Until he stays on the field for a full season even he knows it doesn’t mean much.
“There are a lot of problems right now,” said Madrigal, whose right groin injury Friday is the third to land him on the injured list this season — and who can’t be sure whether he’ll play again this season with only 22 games left.
“It’s going to be a big offseason. It’s going to be the biggest offseason I’ve had the last couple years,” said Madrigal, who has played only 59 games this season — 142 in three seasons in the majors — because of injuries every year (albeit, his 29 games in 2020 representing half of that pandemic-shortened season).
“I’m going to be doing some major changes,” he said. “Obviously, my body’s out of whack right now with all these injuries popping up.”
The crossroads moment looks at least a little familiar for the Cubs, with Nico Hoerner having faced a similar offseason conditioning challenge a year ago after back-to-back injury plagued seasons — with strong 2021 performances sandwiched between IL stints.
“We’ve just got to take care of his body, make sure we keep him healthy,” manager David Ross said. “That’ll be the emphasis going forward.”
Until a triceps injury forced him from Sunday night’s game, Hoerner has stayed remarkably healthy all season, producing a breakout defensive performance at shortstop and leading the team with a .291 average and 18 stolen bases.
That’s a big reason Bay Area pal and offseason workout partner Madrigal has spent much of the season “picking [Hoerner’s] brain” about conditioning tips and workout routines — and why the Cubs have encouraged more of that heading into the winter.
“We had that exact conversation,” Ross said. “That’s what we talked about: ‘Look, have you talked to Nico?’ “
Said Hoerner: “I’m here for [him].”
The Cubs also recently hired a new strength and conditioning coach, Blaine Kinsley, who spends a lot of time in Arizona, where Madrigal lives, and they’ve connected on some initial thoughts on offseason plans.
“I think him talking to Nico will be important. [Marcus] Stroman’s been through some stuff and has somebody that he’s talked to,” Ross said. “Blaine will be a great resource that we have in-house in just figuring out what that picture looks like and how we want to paint it as we move into the offseason.”
Last year Madrigal underwent season-ending surgery in June for a severe hamstring injury, and his rehab and post-rehab conditioning continued through much of spring training.
Then came an early season back injury, followed by a two-month injury to his left groin, and — one month later — the right groin injury.
“Taking care of his body is a priority,” Ross said. “Getting back from the serious hamstring injury was one step. Now being able to take care of your body to stay healthy the entire season will be the next one.”
Not that there’s any magic pill for such things.

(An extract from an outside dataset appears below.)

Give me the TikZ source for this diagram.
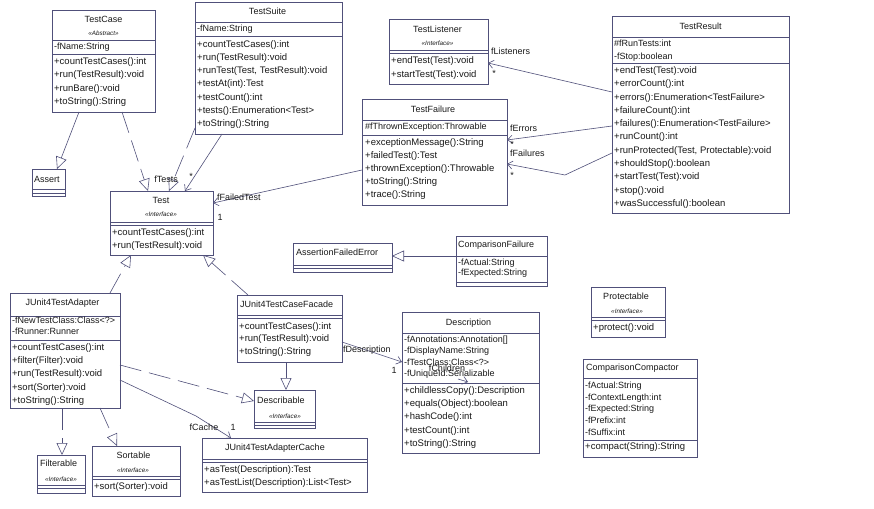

“I don’t think it’s something you ever solve,” said Hoerner a few hours before his painfully made his point on the fifth-inning throw that took him out of Sunday’s game. “But I do think I’m giving myself a better chance every day to just be close to my best self and be ready to play and be available every day.”
Hoerner has played 125 games this season compared to 53 last year (including nine in the minors).
“I’m just excited,” Madrigal said of whatever the new program involves this winter — even if he and the staff haven’t put together all the details.
“It’s something that it’s going to be needing a lot of changes, but I’m up for the work,” he said. “And I can’t wait to come back. I can’t imagine how good I’ll be feeling. I can’t wait to be playing a lot healthier.”